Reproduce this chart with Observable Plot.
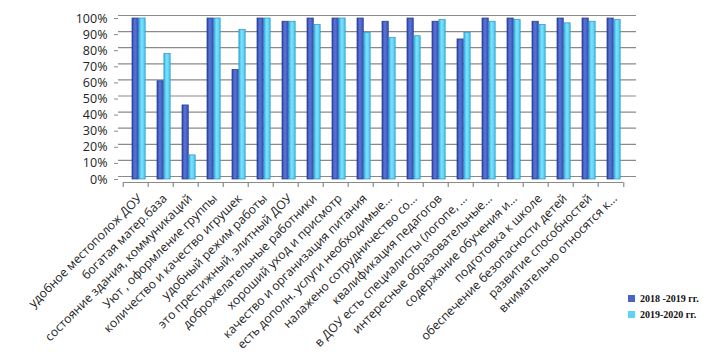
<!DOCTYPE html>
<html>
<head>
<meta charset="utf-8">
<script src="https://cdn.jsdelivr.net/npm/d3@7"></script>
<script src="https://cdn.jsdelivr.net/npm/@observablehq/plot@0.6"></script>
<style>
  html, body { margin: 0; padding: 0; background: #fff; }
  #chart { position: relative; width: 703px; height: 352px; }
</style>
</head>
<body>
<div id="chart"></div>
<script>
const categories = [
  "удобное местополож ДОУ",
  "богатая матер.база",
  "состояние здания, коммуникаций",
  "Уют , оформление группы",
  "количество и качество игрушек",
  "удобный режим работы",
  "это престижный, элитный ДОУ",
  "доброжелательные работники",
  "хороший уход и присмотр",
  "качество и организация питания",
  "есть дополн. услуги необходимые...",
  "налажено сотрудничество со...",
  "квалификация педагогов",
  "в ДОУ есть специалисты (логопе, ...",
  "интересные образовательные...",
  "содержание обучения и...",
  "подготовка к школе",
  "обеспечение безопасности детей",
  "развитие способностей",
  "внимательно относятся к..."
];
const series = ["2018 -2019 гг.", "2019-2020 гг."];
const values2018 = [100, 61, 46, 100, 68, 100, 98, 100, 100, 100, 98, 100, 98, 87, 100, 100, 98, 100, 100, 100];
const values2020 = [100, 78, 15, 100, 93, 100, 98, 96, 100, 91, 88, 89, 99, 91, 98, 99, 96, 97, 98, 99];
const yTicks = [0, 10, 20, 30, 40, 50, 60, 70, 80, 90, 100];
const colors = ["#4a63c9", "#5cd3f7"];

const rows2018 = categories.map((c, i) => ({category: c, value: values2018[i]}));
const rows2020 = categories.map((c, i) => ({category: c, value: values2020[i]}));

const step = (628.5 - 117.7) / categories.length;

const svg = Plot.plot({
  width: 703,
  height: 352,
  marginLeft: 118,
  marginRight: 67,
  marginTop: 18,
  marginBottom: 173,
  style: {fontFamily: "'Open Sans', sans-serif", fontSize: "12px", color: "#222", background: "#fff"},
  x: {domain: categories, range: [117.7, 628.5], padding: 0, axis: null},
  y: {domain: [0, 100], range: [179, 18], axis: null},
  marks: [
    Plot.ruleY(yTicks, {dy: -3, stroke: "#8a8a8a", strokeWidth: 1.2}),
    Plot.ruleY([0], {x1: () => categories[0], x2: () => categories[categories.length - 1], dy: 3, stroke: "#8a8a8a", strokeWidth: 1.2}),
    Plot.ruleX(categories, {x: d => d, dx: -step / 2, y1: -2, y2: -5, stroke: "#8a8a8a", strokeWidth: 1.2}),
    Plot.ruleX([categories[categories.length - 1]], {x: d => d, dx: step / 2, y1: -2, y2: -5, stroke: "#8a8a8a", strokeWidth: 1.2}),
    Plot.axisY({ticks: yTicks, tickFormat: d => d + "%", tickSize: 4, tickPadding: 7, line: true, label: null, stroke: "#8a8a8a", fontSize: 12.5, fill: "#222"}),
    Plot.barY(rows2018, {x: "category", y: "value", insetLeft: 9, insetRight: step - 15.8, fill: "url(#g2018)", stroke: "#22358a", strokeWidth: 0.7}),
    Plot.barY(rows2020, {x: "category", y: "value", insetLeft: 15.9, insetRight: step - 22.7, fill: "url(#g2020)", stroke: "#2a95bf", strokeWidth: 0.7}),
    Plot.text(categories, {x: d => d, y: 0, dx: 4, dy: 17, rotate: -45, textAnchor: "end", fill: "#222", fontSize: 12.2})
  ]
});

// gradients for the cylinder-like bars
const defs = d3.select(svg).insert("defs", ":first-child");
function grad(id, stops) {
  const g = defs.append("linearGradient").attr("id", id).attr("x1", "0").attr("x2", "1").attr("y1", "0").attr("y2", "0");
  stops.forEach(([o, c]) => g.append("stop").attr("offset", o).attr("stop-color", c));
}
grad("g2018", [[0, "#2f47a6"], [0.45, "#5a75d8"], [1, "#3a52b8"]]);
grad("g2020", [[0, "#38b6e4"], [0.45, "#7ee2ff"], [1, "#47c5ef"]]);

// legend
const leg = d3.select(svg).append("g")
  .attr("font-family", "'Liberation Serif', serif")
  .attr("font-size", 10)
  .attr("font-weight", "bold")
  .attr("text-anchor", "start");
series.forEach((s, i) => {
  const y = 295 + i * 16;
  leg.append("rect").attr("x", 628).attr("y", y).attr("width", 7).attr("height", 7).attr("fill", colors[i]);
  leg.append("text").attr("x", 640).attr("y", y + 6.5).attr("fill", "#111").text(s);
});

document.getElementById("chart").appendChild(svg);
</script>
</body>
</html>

===

Restate only the lines running from the start of the material above through the line containing "const rows2020 = categories.map((c, i)", ends included. No pictures.

▶ [Answer to the exercise]:
Reproduce this chart with Observable Plot.
<!DOCTYPE html>
<html>
<head>
<meta charset="utf-8">
<script src="https://cdn.jsdelivr.net/npm/d3@7"></script>
<script src="https://cdn.jsdelivr.net/npm/@observablehq/plot@0.6"></script>
<style>
  html, body { margin: 0; padding: 0; background: #fff; }
  #chart { position: relative; width: 703px; height: 352px; }
</style>
</head>
<body>
<div id="chart"></div>
<script>
const categories = [
  "удобное местополож ДОУ",
  "богатая матер.база",
  "состояние здания, коммуникаций",
  "Уют , оформление группы",
  "количество и качество игрушек",
  "удобный режим работы",
  "это престижный, элитный ДОУ",
  "доброжелательные работники",
  "хороший уход и присмотр",
  "качество и организация питания",
  "есть дополн. услуги необходимые...",
  "налажено сотрудничество со...",
  "квалификация педагогов",
  "в ДОУ есть специалисты (логопе, ...",
  "интересные образовательные...",
  "содержание обучения и...",
  "подготовка к школе",
  "обеспечение безопасности детей",
  "развитие способностей",
  "внимательно относятся к..."
];
const series = ["2018 -2019 гг.", "2019-2020 гг."];
const values2018 = [100, 61, 46, 100, 68, 100, 98, 100, 100, 100, 98, 100, 98, 87, 100, 100, 98, 100, 100, 100];
const values2020 = [100, 78, 15, 100, 93, 100, 98, 96, 100, 91, 88, 89, 99, 91, 98, 99, 96, 97, 98, 99];
const yTicks = [0, 10, 20, 30, 40, 50, 60, 70, 80, 90, 100];
const colors = ["#4a63c9", "#5cd3f7"];

const rows2018 = categories.map((c, i) => ({category: c, value: values2018[i]}));
const rows2020 = categories.map((c, i) => ({category: c, value: values2020[i]}));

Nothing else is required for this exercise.